Soft materials have many important roles in animal locomotion and object manipulation. In robotic applications soft materials can store and release energy, absorb impacts, increase compliance and increase the range of possible shape profiles using minimal actuators. The shape changing ability is also a potential tool to manipulate friction forces caused by contact with the environment. These advantages are accompanied by challenges of soft material actuation and the need to exploit frictional interactions to generate locomotion. Accordingly, the design of soft robots involves exploitation of continuum properties of soft materials for manipulating frictional interactions that result in robot locomotion. The research presents design and control of a soft body robot that uses its shape change capability for locomotion. The bioinspired (caterpillar) modular robot design is a soft monolithic body which interacts with the environment at discrete contact points (caterpillar prolegs). The deformable body is actuated by muscle-like shape memory alloy coils and the discrete contact points manipulate friction in a binary manner. This novel virtual grip mechanism combines two materials with different coefficients of frictions (sticky-slippery) to control the robot-environment friction interactions. The research also introduces a novel control concept that discretizes the robot-environment-friction interaction into binary states. This facilitates formulation of a control framework that is independent of the specific actuator or soft material properties and can be applied to multi-limbed soft robots. The transitions between individual robot states are assigned a reward that allow optimized state transition control sequences to be calculated. This conceptual framework is extremely versatile and we show how it can be applied to situations in which the robot loses limb function.

Model-free control framework for multi-limb soft robots

The deformable and continuum nature of soft robots promises versatility and adaptability. However, control of modular, multi-limbed soft robots for terrestrial locomotion is challenging due to the complex robot structure, actuator mechanics and robot-environment interaction. Traditionally, soft robot control is performed by modeling kinematics using exact geometric equations and finite element analysis. The research presents an alternative, model-free, data-driven, reinforcement learning inspired approach, for controlling multi-limbed soft material robots.
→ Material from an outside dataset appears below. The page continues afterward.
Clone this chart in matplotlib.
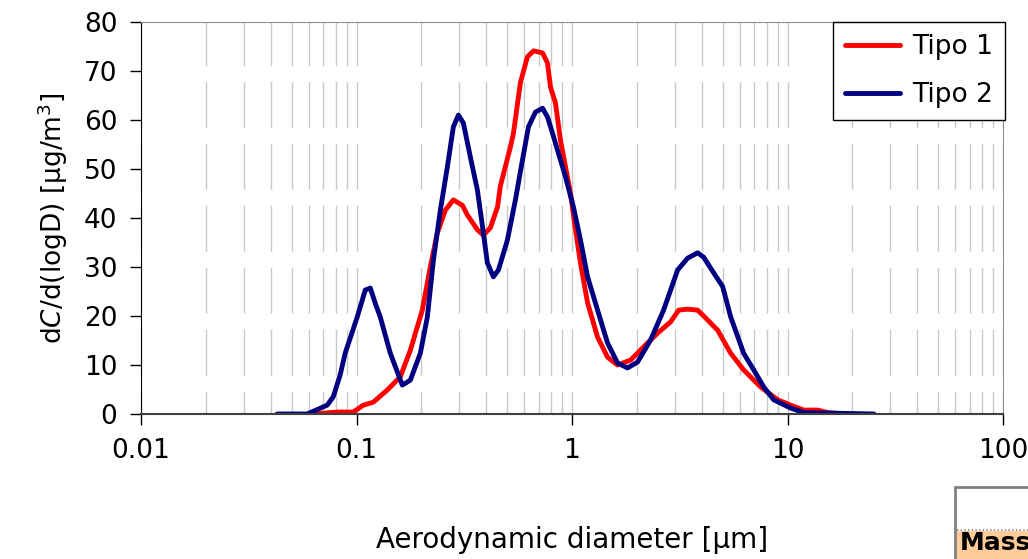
import matplotlib
matplotlib.use("Agg")
import matplotlib.pyplot as plt
from matplotlib.patches import Rectangle
from matplotlib.lines import Line2D

plt.rcParams['font.family'] = ['DejaVu Sans']
plt.rcParams['lines.scale_dashes'] = False

# aerodynamic diameter [um] and dC/dlogD [ug/m3]
d_tipo1 = [0.063, 0.0814, 0.0966, 0.1075, 0.1196, 0.139, 0.1597, 0.1777, 0.202, 0.220,
           0.237, 0.2584, 0.2815, 0.310, 0.327, 0.364, 0.388, 0.418, 0.451, 0.465,
           0.518, 0.535, 0.576, 0.621, 0.663, 0.730, 0.770, 0.795, 0.838, 0.884,
           0.984, 1.038, 1.095, 1.181, 1.314, 1.462, 1.627, 1.870, 2.149, 2.496,
           2.869, 3.125, 3.440, 3.828, 4.17, 4.74, 5.45, 6.26, 7.51, 9.01,
           10.35, 11.9, 13.8, 15.4, 17.1]
c_tipo1 = [0, 0.4, 0.4, 1.8, 2.4, 4.9, 7.6, 13, 21.2, 30,
           36.9, 41.6, 43.7, 42.6, 40.6, 37.6, 36.5, 38, 42.2, 46.5,
           54.5, 57.3, 67.6, 72.9, 74.1, 73.7, 71.6, 66.7, 63.5, 55.9,
           45.1, 37.6, 30.8, 22.7, 15.7, 11.6, 10, 11, 13.7, 16.5,
           18.8, 21.2, 21.4, 21.2, 19.6, 17.1, 12.4, 9, 5.5, 2.9,
           1.8, 0.8, 0.8, 0.3, 0.1]

d_tipo2 = [0.0428, 0.059, 0.0731, 0.078, 0.084, 0.0886, 0.1008, 0.1098, 0.1159, 0.1222,
           0.1289, 0.1435, 0.1631, 0.1777, 0.1978, 0.2132, 0.2274, 0.2450, 0.2640, 0.2815,
           0.2970, 0.3132, 0.3377, 0.364, 0.388, 0.405, 0.4318, 0.4556, 0.5015, 0.5463,
           0.5888, 0.628, 0.6765, 0.730, 0.770, 0.812, 0.856, 0.933, 1.016, 1.095,
           1.181, 1.314, 1.462, 1.627, 1.810, 2.015, 2.316, 2.661, 3.092, 3.440,
           3.828, 4.083, 4.544, 5.003, 5.45, 6.26, 6.97, 7.76, 8.63, 10.35,
           11.9, 25.2]
c_tipo2 = [0, 0, 1.8, 3.5, 8, 12.4, 19.8, 25.3, 25.7, 22.6,
           19.8, 12.4, 5.9, 6.9, 12.4, 19.8, 31.4, 41.6, 50.4, 58.6,
           61, 59.4, 52.4, 45.7, 36.9, 30.8, 28, 29.4, 35.5, 43.7,
           51.8, 58.6, 61.6, 62.4, 60.6, 57.3, 53.9, 48.4, 42.2, 35.5,
           28, 21.2, 14.5, 10.4, 9.4, 10.6, 15.1, 21.2, 29.4, 31.8,
           32.9, 32, 28.8, 26, 19.8, 12.4, 9, 5.5, 2.9, 1.2,
           0.3, 0]

x_ticks = [0.01, 0.1, 1, 10, 100]
x_ticklabels = ["0.01", "0.1", "1", "10", "100"]
y_ticks = [0, 10, 20, 30, 40, 50, 60, 70, 80]

fig = plt.figure(figsize=(10.28, 5.59), dpi=100)
ax = fig.add_axes([141 / 1028, 1 - 414 / 559, 862 / 1028, 392 / 559])

ax.plot(d_tipo1, c_tipo1, color='#ff0000', lw=3.5, label='Tipo 1',
        solid_joinstyle='round', solid_capstyle='round')
ax.plot(d_tipo2, c_tipo2, color='#000080', lw=3.5, label='Tipo 2',
        solid_joinstyle='round', solid_capstyle='round')

ax.set_xscale('log')
ax.set_xlim(0.01, 100)
ax.set_ylim(0, 80)
ax.set_xticks(x_ticks)
ax.set_xticklabels(x_ticklabels)
ax.set_yticks(y_ticks)

# dashed vertical grid at every log decade step
ax.grid(True, which='both', axis='x', color='#c8c8c8', lw=1,
        linestyle=(16.6, (33.1, 11.5)))
ax.grid(False, axis='y')

ax.tick_params(axis='both', which='major', direction='out', length=8, width=1,
               labelsize=19, pad=9)
ax.tick_params(axis='x', which='minor', length=0)
ax.spines['top'].set_color('#909090')
ax.spines['right'].set_color('#909090')
ax.spines['bottom'].set_color('#404040')
ax.spines['bottom'].set_linewidth(1.5)
ax.spines['left'].set_color('black')

ax.set_xlabel('Aerodynamic diameter [μm]', fontsize=20, labelpad=45)
ax.set_ylabel('d$\\it{C}$/d(logD) [μg/m$^3$]', fontsize=19, labelpad=10)

leg = ax.legend(loc='upper right', bbox_to_anchor=(1.002, 1.0), borderaxespad=0,
                fontsize=19, fancybox=False, framealpha=1, edgecolor='black',
                handlelength=2.1, borderpad=0.45, labelspacing=0.85, handletextpad=0.45)
leg.get_frame().set_linewidth(1)

# partially visible box in the lower right corner
fig.patches.append(Rectangle((955 / 1028, 0), 0.2, 72 / 559, transform=fig.transFigure,
                             facecolor='white', edgecolor='#808080', lw=2))
fig.patches.append(Rectangle((957 / 1028, 0), 0.2, 28 / 559, transform=fig.transFigure,
                             facecolor='#ffcc99', edgecolor='none'))
fig.lines.append(Line2D([957 / 1028, 1], [29 / 559, 29 / 559], transform=fig.transFigure,
                        color='#808080', lw=1.2, linestyle=':'))
fig.text(960 / 1028, 4 / 559, 'Mass', fontsize=18, fontweight='bold', va='bottom')

fig.savefig('out.png', dpi=100)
This control approach can be summarized as a four-step process of discretization, visualization, learning and optimization. The first step involves identification and subsequent discretization of key factors that dominate robot-environment, in turn, the robot control. Graph theory is used to visualize relationships and transitions between the discretized states. The graph representation facilitates mathematical definition of periodic control patterns (simple cycles) and locomotion gaits. Rewards corresponding to individual arcs of the graph are weighted displacement and orientation change for robot state-to-state transitions. These rewards are specific to surface of locomotion and are learned. Finally, the control patterns result from optimization of reward dependent locomotion task (e.g. translation) cost function. The optimization problem is an Integer Linear Programming problem which can be quickly solved using standard solvers. The framework is generic and independent of type of actuator, soft material properties or the type of friction mechanism, as the control exists in the robot's task space. Furthermore, the data-driven nature of the framework imparts adaptability to the framework toward different locomotion surfaces by re-learning rewards.